March 11th, 2010 No comments
High Spirits San Diego
Image by slack12 via Flickr

A market that has seen much back and forth and confusion amid the housing crisis in the U.S., the San Diego real estate market continues to show mixed signals, though as of late the good have outweighed the bad, suggesting that perhaps the city’s real estate sectors has hit the bottom and may be on its way back to a state of normalcy.

According to the San Diego Union Tribune, in December 2009, an index of housing prices showed that San Diego County’s home prices rose a slight 0.1% from the month preceding. This was the eight-consecutive month that the San Diego market showed an increase, the longest streak among 20 metro areas the Standard & Poor’s/Case-Shiller Home Price Index monitors. The index showed that prices of San Diego homes for sale in December were up 2.7% from the same time one year earlier.
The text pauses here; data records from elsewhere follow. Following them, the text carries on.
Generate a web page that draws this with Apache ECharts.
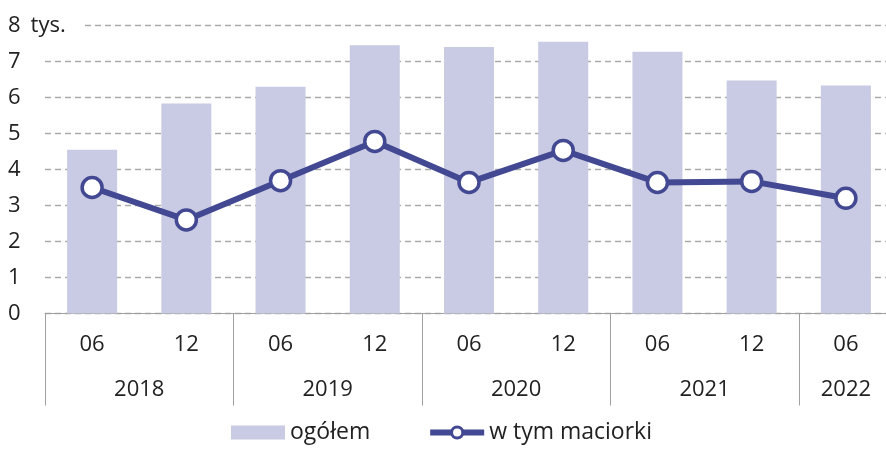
<!DOCTYPE html>
<html>
<head>
<meta charset="utf-8">
<script src="https://cdn.jsdelivr.net/npm/echarts@6/dist/echarts.min.js"></script>
<style>html,body{margin:0;padding:0;background:#fff}#c{width:886px;height:449px}</style>
</head>
<body>
<div id="c"></div>
<script>
var months = ['06','12','06','12','06','12','06','12','06'];
var years = ['2018','2019','2020','2021','2022'];
var yearCenters = [1, 3, 5, 7, 8.5];
var yearBounds = [0, 2, 4, 6, 8];
var ogolem = [4.55, 5.83, 6.30, 7.45, 7.40, 7.55, 7.27, 6.47, 6.33];
var maciorki = [3.50, 2.60, 3.69, 4.78, 3.64, 4.53, 3.64, 3.67, 3.20];
var yTicks = [0,1,2,3,4,5,6,7,8];

var FONT = 'Open Sans';
var LINE = '#424891';
var chart = echarts.init(document.getElementById('c'));
chart.setOption({
  animation: false,
  textStyle: {fontFamily: FONT},
  grid: {left: 45, top: 25.5, width: 848, height: 288, containLabel: false, outerBoundsMode: 'none'},
  legend: {
    bottom: 0, left: 226, itemWidth: 54, itemHeight: 14, itemGap: 57,
    textStyle: {fontSize: 23, color: '#222', fontFamily: FONT},
    data: [
      {name: 'ogółem', icon: 'rect'},
      {name: 'w tym maciorki', lineStyle: {width: 6, color: LINE}, itemStyle: {color: '#fff', borderColor: LINE, borderWidth: 3}}
    ]
  },
  xAxis: [{
    type: 'category', data: months, gridIndex: 0,
    axisLine: {show: true, lineStyle: {color: '#a0a0a0', width: 1}},
    axisTick: {show: false},
    axisLabel: {fontSize: 22, color: '#222', margin: 20, fontFamily: FONT}
  }, {
    type: 'value', min: 0, max: 9, gridIndex: 0, position: 'bottom',
    axisLine: {show: false},
    splitLine: {show: false},
    axisTick: {show: true, customValues: yearBounds, length: 92, lineStyle: {color: '#a0a0a0', width: 1}},
    axisLabel: {
      customValues: yearCenters, fontSize: 22, color: '#222', margin: 65, fontFamily: FONT,
      formatter: function (v) {
        for (var i = 0; i < yearCenters.length; i++) { if (Math.abs(yearCenters[i] - v) < 1e-6) return years[i]; }
        return '';
      }
    }
  }],
  yAxis: {
    type: 'value', min: 0, max: 8, interval: 1,
    axisLine: {show: false}, axisTick: {show: false},
    splitLine: {show: true, lineStyle: {color: '#ababab', type: [6, 4], width: 1.3}},
    axisLabel: {
      align: 'left', margin: 37, fontSize: 22, color: '#222', fontFamily: FONT,
      formatter: function (v) { return v === yTicks[yTicks.length - 1] ? '{a|' + v + '}{b|tys.}' : String(v); },
      rich: {
        a: {fontSize: 22, color: '#222', fontFamily: FONT},
        b: {fontSize: 22, color: '#222', fontFamily: FONT, padding: [0, 16, 0, 10], backgroundColor: '#fff'}
      }
    }
  },
  series: [{
    name: 'ogółem', type: 'bar', data: ogolem, xAxisIndex: 0, barWidth: 50,
    itemStyle: {color: '#c9cae3'}
  }, {
    name: 'w tym maciorki', type: 'line', data: maciorki, xAxisIndex: 0, z: 5,
    symbol: 'circle', symbolSize: 20,
    lineStyle: {color: LINE, width: 6},
    itemStyle: {color: '#fff', borderColor: LINE, borderWidth: 3.5}
  }]
});
</script>
</body>
</html>
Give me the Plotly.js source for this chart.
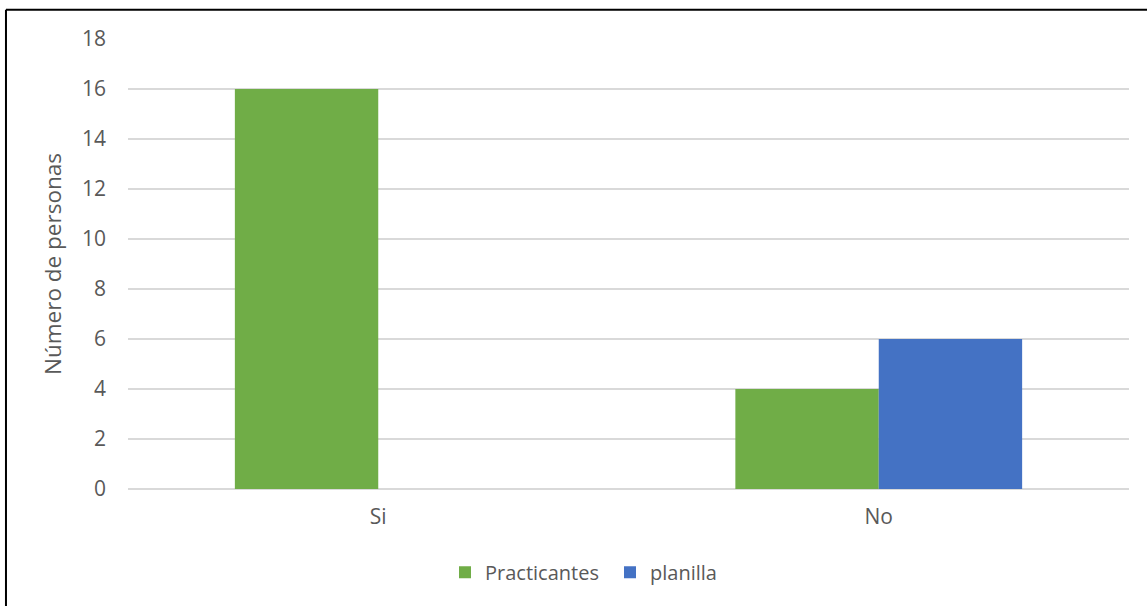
<!DOCTYPE html>
<html>
<head>
<meta charset="utf-8">
<script src="https://cdn.plot.ly/plotly-3.0.1.min.js"></script>
<style>
  html, body { margin: 0; padding: 0; background: #fff; }
  #chart { width: 1147px; height: 606px; }
</style>
</head>
<body>
<div id="chart"></div>
<script>
// Categories and series values
const categories = ["Si", "No"];
const practicantes = [16, 4];
const planilla = [0, 6];
const yTicks = [0, 2, 4, 6, 8, 10, 12, 14, 16, 18];

const font = "Open Sans";
const textColor = "#595959";

const traces = [
  {
    type: "bar",
    name: "Practicantes",
    x: categories,
    y: practicantes,
    marker: { color: "#70AD47" }
  },
  {
    type: "bar",
    name: "planilla",
    x: categories,
    y: planilla,
    marker: { color: "#4472C4" }
  }
];

const layout = {
  width: 1147,
  height: 606,
  margin: { l: 128, r: 18, t: 38.7, b: 117.3 },
  paper_bgcolor: "#ffffff",
  plot_bgcolor: "#ffffff",
  barmode: "group",
  bargap: 0.427,
  bargroupgap: 0,
  font: { family: font, color: textColor, size: 20 },
  showlegend: true,
  legend: {
    orientation: "h",
    x: (445 - 128) / 1001,
    xanchor: "left",
    y: -0.185,
    yanchor: "middle",
    font: { family: font, size: 20, color: textColor },
    entrywidth: 120,
    traceorder: "normal"
  },
  xaxis: {
    type: "category",
    showgrid: false,
    zeroline: false,
    showline: false,
    ticks: "",
    ticklabelstandoff: 13,
    tickfont: { family: font, size: 21, color: textColor },
    fixedrange: true
  },
  yaxis: {
    range: [0, 18],
    tickvals: yTicks,
    ticktext: yTicks.map(String),
    showgrid: true,
    gridcolor: "#d9d9d9",
    gridwidth: 1.4,
    zeroline: true,
    zerolinecolor: "#d9d9d9",
    zerolinewidth: 1.4,
    showline: false,
    ticks: "",
    ticklabelstandoff: 21,
    tickfont: { family: font, size: 21, color: textColor },
    title: {
      text: "Número de personas",
      font: { family: font, size: 22.5, color: textColor },
      standoff: 14
    },
    fixedrange: true
  },
  shapes: [
    // frame around the chart area (top and left edges visible)
    {
      type: "line", xref: "paper", yref: "paper",
      x0: -0.1219, x1: 1.1, y0: 1.0648, y1: 1.0648,
      line: { color: "#000000", width: 2 }
    },
    {
      type: "line", xref: "paper", yref: "paper",
      x0: -0.1219, x1: -0.1219, y0: 1.0648, y1: -0.4,
      line: { color: "#000000", width: 2 }
    }
  ]
};

Plotly.newPlot("chart", traces, layout, { displayModeBar: false, staticPlot: true });
</script>
</body>
</html>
The index, set at 100 for January 2000, stood at 156.29, up 8.2% from a low of 144.43 in April but still 7.6% below the record high of 250.34 set in November 2005.

Norm Miller, vice president at Costar Group, told the Union Tribune that the price per square foot fell nearly 5% in the fourth quarter of 2009, even though prices overall seemed to be rising, “Sellers are coming onto the market with slightly higher-quality properties or are being more optimistic,” Miller said. “And yet sold property prices are going down a little. So, we’re getting a gap again between buyers and sellers, and that means the inventory will start to build up again over the next couple of months — and that will continue and the market will soften a little more until we get to another wave of buyer tax credit expirations, which will hit late spring.”

In another sign for optimism, the county’s rates of foreclosures and defaults was also down from December 2009 to January 2010, though that’s not to say there aren’t any homeowners in trouble: There were 986 foreclosures and 1,741 default notices in January, down from 1,515 and 1,741, respectively, in December. Foreclosures were at their lowest level since May, while defaults were at the lowest rate since November 2008.